Além desses artifícios, foram previstos outros sistemas e tecnologias sustentáveis visando um melhor desempenho: painéis fotovoltaicos para geração de energia e o reaproveitamento das águas pluviais proporcionam uma maior ecoeficiência e autossuficiência da edificação e minimizam os custos operacionais da nova sede.
Praça
A proposta para requalificação da Praça Comandante José Antônio Moreno foi abordada de forma totalmente conjunta ao projeto do edifício. Desde o inicio mostrou-se evidente que este espaço público deveria integrar, associado à nova sede, um novo complexo de referência no território que desse suporte aos usos cotidianos e potencializasse as conexões entre os moradores, visando um maior desenvolvimento e emancipação da população local. Tendo isso em vista, foram propostas uma série de ações para readequação da estrutura existente, além de uma série de novos usos, idealizados para promover o convívio social através do esporte, lazer e cultura.
Na conexão com o edifício foi proposta a implantação de uma lombofaixa, para garantir uma maior segurança na travessia dos jovens até a praça. Já na porção norte, foi implantado um novo parquinho com equipamentos recreativos voltados para o público infantil. O espaço das quadras foi adaptado: preservou-se uma quadra poliesportiva e, onde havia uma quadra de areia, propôs-se um espaço taekwondo. Acima desses dois espaços, implantou-se uma nova cobertura em forma de pavilhão, que visa melhor abrigar os usos esportivos no dia a dia assim como possibilitar acontecimentos e apropriações de outro caráter, como uma feira comunitária ou um evento promovido pelas lideranças locais.

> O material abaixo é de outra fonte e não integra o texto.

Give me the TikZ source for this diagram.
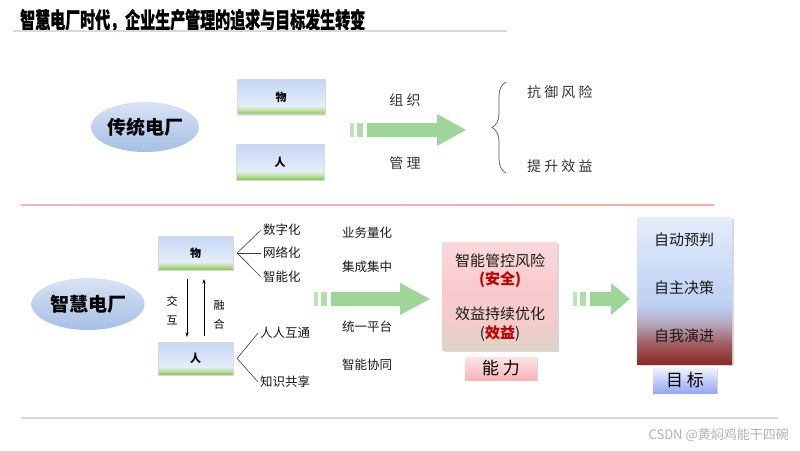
\documentclass[tikz,border=0pt]{standalone}
\usepackage{fontspec}
\setmainfont{Noto Sans CJK SC}
\newfontfamily\titlefont[BoldFeatures={FakeBold=1}]{Noto Sans CJK SC}
\usetikzlibrary{shapes.geometric, arrows.meta, positioning, decorations.pathreplacing, shadows}
\definecolor{itemtop}{HTML}{C6D7F4}
\definecolor{itemmid}{HTML}{E4EDF9}
\definecolor{itemgreenlt}{HTML}{BEDF9C}
\definecolor{itemgreen}{HTML}{80C255}
\definecolor{ovaltop}{HTML}{D8E3F4}
\definecolor{ovalbottom}{HTML}{A5BFE5}
\definecolor{arrowgreen}{HTML}{9ED598}
\definecolor{arrowgreenlt}{HTML}{BDE3B8}
\definecolor{riskred}{HTML}{C00000}
\definecolor{nlbottom}{HTML}{DDD3C5}
\definecolor{nlmid}{HTML}{F8C9CC}
\definecolor{nltop}{HTML}{FAD9DB}
\definecolor{mbred}{HTML}{8A2C2C}
\definecolor{mbmauve}{HTML}{A05556}
\definecolor{mbgrey}{HTML}{B7A9C0}
\definecolor{mbblue}{HTML}{BDD0F3}
\definecolor{mbtop}{HTML}{E4ECFA}
\pgfdeclareverticalshading{itemshade}{100bp}{color(0bp)=(itemgreen); color(25bp)=(itemgreen); color(31bp)=(itemgreenlt); color(37bp)=(itemmid); color(75bp)=(itemtop); color(100bp)=(itemtop)}
\pgfdeclareverticalshading{nlshade}{100bp}{color(0bp)=(nlbottom); color(25bp)=(nlbottom); color(38bp)=(nlmid!80!nlbottom); color(52bp)=(nlmid); color(75bp)=(nltop); color(100bp)=(nltop)}
\pgfdeclareverticalshading{mbshade}{100bp}{color(0bp)=(mbred); color(25bp)=(mbred); color(31bp)=(mbmauve); color(39bp)=(mbgrey); color(45bp)=(mbblue); color(75bp)=(mbtop); color(100bp)=(mbtop)}

\begin{document}
\begin{tikzpicture}[
    x=1pt, y=-1pt,
    itembox/.style={shading=itemshade, draw=white!85!black, line width=0.3pt, inner sep=0pt, font=\fontsize{11}{11}\selectfont\bfseries, drop shadow={opacity=0.25, shadow xshift=1pt, shadow yshift=-1pt}},
    plantoval/.style={ellipse, top color=ovaltop, bottom color=ovalbottom, inner sep=0pt, font=\fontsize{19}{19}\selectfont\bfseries},
    note/.style={inner sep=2pt, font=\fontsize{14}{14}\selectfont, text=black!80},
    item/.style={anchor=west, inner sep=2pt, font=\fontsize{12.5}{12.5}\selectfont, text=black!90},
    vlabel/.style={inner sep=0pt, align=center, font=\fontsize{11}{19}\selectfont},
    paneltext/.style={inner sep=0pt, font=\fontsize{15}{15}\selectfont, text=black!90},
    tag/.style={inner sep=0pt, font=\fontsize{17}{17}\selectfont, drop shadow={opacity=0.3, shadow xshift=1pt, shadow yshift=-1pt}},
    fan/.style={draw=black!75, line width=0.6pt},
    link/.style={-{Stealth[length=1.6mm, width=1.2mm]}, line width=0.6pt}
]
    \useasboundingbox[fill=white] (0,0) rectangle (800,450);

    % title
    \node[anchor=west, inner sep=0pt, font=\titlefont\fontsize{15}{15}\selectfont\bfseries] (title) at (20,20.5) {\scalebox{1}[1.5]{智慧电厂时代，企业生产管理的追求与目标发生转变}};
    \draw[white!85!black, line width=1.2pt] (13,31) -- (507,31);

    % traditional plant
    \node[plantoval, minimum width=108pt, minimum height=50pt] (oldplant) at (145,127) {传统电厂};
    \node[itembox, minimum width=88pt, minimum height=35pt] (wu1) at (281,97) {物};
    \node[itembox, minimum width=88pt, minimum height=36pt] (ren1) at (280,162) {人};
    \node[note] (zuzhi) at (405,100) {组 织};
    \node[note] (guanli) at (405,163) {管 理};
    \coordinate (brbottom) at (506,173);
    \coordinate (brtop) at (506,82);
    \draw[black!65, line width=0.7pt, decorate, decoration={brace, amplitude=14pt}] (brbottom) -- (brtop);
    \node[note, anchor=west] (kangyu) at (525,92) {抗 御 风 险};
    \node[note, anchor=west] (tisheng) at (525,166) {提 升 效 益};

    % separator
    \shade[left color=red!30!white, middle color=red!60!white, right color=red!35!white] (21,204.3) rectangle (714,205.8);

    % smart plant
    \node[plantoval, minimum width=113pt, minimum height=52pt] (newplant) at (88,304) {智慧电厂};
    \node[itembox, minimum width=75pt, minimum height=34pt] (wu2) at (195.5,253) {物};
    \node[itembox, minimum width=75pt, minimum height=33pt] (ren2) at (195.5,358.5) {人};
    \draw[link, shorten <=9pt, shorten >=5pt] ([xshift=-8.5pt]wu2.south) -- ([xshift=-8.5pt]ren2.north);
    \draw[link, shorten <=6pt, shorten >=9pt] ([xshift=8.5pt]ren2.north) -- ([xshift=8.5pt]wu2.south);
    \node[vlabel] (jiaohu) at (172,311) {交\\互};
    \node[vlabel] (ronghe) at (219,315) {融\\合};

    \node[item] (shuzi) at (261,230) {数字化};
    \node[item] (wangluo) at (261,253) {网络化};
    \node[item] (zhineng) at (261,277) {智能化};
    \node[item] (hutong) at (258,333) {人人互通};
    \node[item] (gongxiang) at (258,382) {知识共享};
    \coordinate (wufan) at ([xshift=4pt]wu2.east);
    \coordinate (renfan) at ([xshift=4pt]ren2.east);
    \foreach \t in {shuzi, wangluo, zhineng}
        \draw[fan] (wufan) -- (\t.west);
    \foreach \t in {hutong, gongxiang}
        \draw[fan] (renfan) -- (\t.west);

    \node[item] (lianghua) at (340,233) {业务量化};
    \node[item] (jicheng) at (340,267) {集成集中};
    \node[item] (pingtai) at (340,327) {统一平台};
    \node[item] (xietong) at (340,365) {智能协同};

    % block arrows: tip / centre / length / head length
    \foreach \tip/\cy/\len/\hl in {466/130/116/29, 430/299/116/30, 630/299/57/19} {
        \fill[arrowgreenlt] (\tip-\len,\cy-7) rectangle (\tip-\len+4,\cy+7);
        \fill[arrowgreenlt!60!arrowgreen] (\tip-\len+7,\cy-7) rectangle (\tip-\len+13,\cy+7);
        \fill[arrowgreen] (\tip-\len+17,\cy-7) -- (\tip-\hl,\cy-7) -- (\tip-\hl,\cy-16)
            -- (\tip,\cy) -- (\tip-\hl,\cy+16) -- (\tip-\hl,\cy+7) -- (\tip-\len+17,\cy+7) -- cycle;
    }

    % capability
    \node[shading=nlshade, minimum width=115pt, minimum height=108pt, inner sep=0pt, drop shadow={opacity=0.3, shadow xshift=1.5pt, shadow yshift=-1.5pt}] (nengli) at (499.5,296) {};
    \node[paneltext] (guankong) at (500,261) {智能管控风险};
    \node[paneltext, text=riskred, font=\fontsize{15}{15}\selectfont\bfseries] (anquan) at (500,280) {(安全)};
    \node[paneltext] (youhua) at (500,314) {效益持续优化};
    \node[paneltext] (xiaoyi) at (500,334) {(\textcolor{riskred}{\bfseries 效益})};
    \node[tag, top color=nltop!70!white, bottom color=nlmid!90!red, minimum width=72pt, minimum height=23pt] (nltag) at (501,368.5) {能 力};

    % target
    \node[shading=mbshade, minimum width=95pt, minimum height=147pt, inner sep=0pt, drop shadow={opacity=0.3, shadow xshift=1.5pt, shadow yshift=-1.5pt}] (mubiao) at (684.5,290.5) {};
    \node[paneltext] (yupan) at (684,240) {自动预判};
    \node[paneltext] (juece) at (684,288) {自主决策};
    \node[paneltext] (yanjin) at (684,336) {自我演进};
    \node[tag, top color=mbtop!60!white, bottom color=mbblue!80!blue, minimum width=64pt, minimum height=25pt] (mbtag) at (685,380.5) {目 标};

    % footer
    \draw[white!85!black, line width=1.2pt] (21,418) -- (778,418);
    \node[anchor=east, inner sep=0pt, text=black!30, font=\fontsize{13}{13}\selectfont] (csdn) at (789,435) {CSDN @黄焖鸡能干四碗};
\end{tikzpicture}
\end{document}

Na área mais arborizada, localizada mais ao centro da praça, foi sugerido um espaço de permanência para descanso e piquenique. Além disso, novos eixos de circulação e uma praça seca central foram propostos, visando fortalecer as conexões entre os diversos usos assim como o cruzamento de quadra pelos pedestres.
Já na porção sudoeste, onde há um grande platô, encontram-se os usos mais singulares e inusitados, decorrências diretas das ideias levantadas durante o processo participativo junto aos moradores. Um palco coberto para eventos de cunho popular e apresentações artísticas e uma praça molhada, que traz a água como elemento programático interativo, oferecendo uma alternativa de lazer nos dias quentes e secos, recorrentes em Mogi Mirim durante todo o ano. A pista de skate existente foi mantida e será restaurada para que seu uso possa ser fortificado.
Para que fosse possível o uso noturno com visibilidade adequada e segurança, tornou-se necessária a instalação de novos postes de luz e balizadores distribuídos de forma regular ao longo de todo o perímetro e principais trajetos. Além disso, três quiosques com usos comerciais e sanitários foram locados em pontos estratégicos do projeto, iniciativa que visa promover tanto uma apropriação pelos comerciantes locais, quanto uma autovigilância do espaço pelos próprios usuários.
Para o paisagismo, a principal premissa era a baixa manutenção, possível a partir da especificação de espécies nativas adequadas à especificidade de cada uso. Foi proposta a total preservação da vegetação preexistente, descartando a retirada de qualquer árvore e propondo o plantio de hortaliças e frutíferas junto à área de piquenique assim como novos exemplares arbóreos nas áreas menos sombreadas.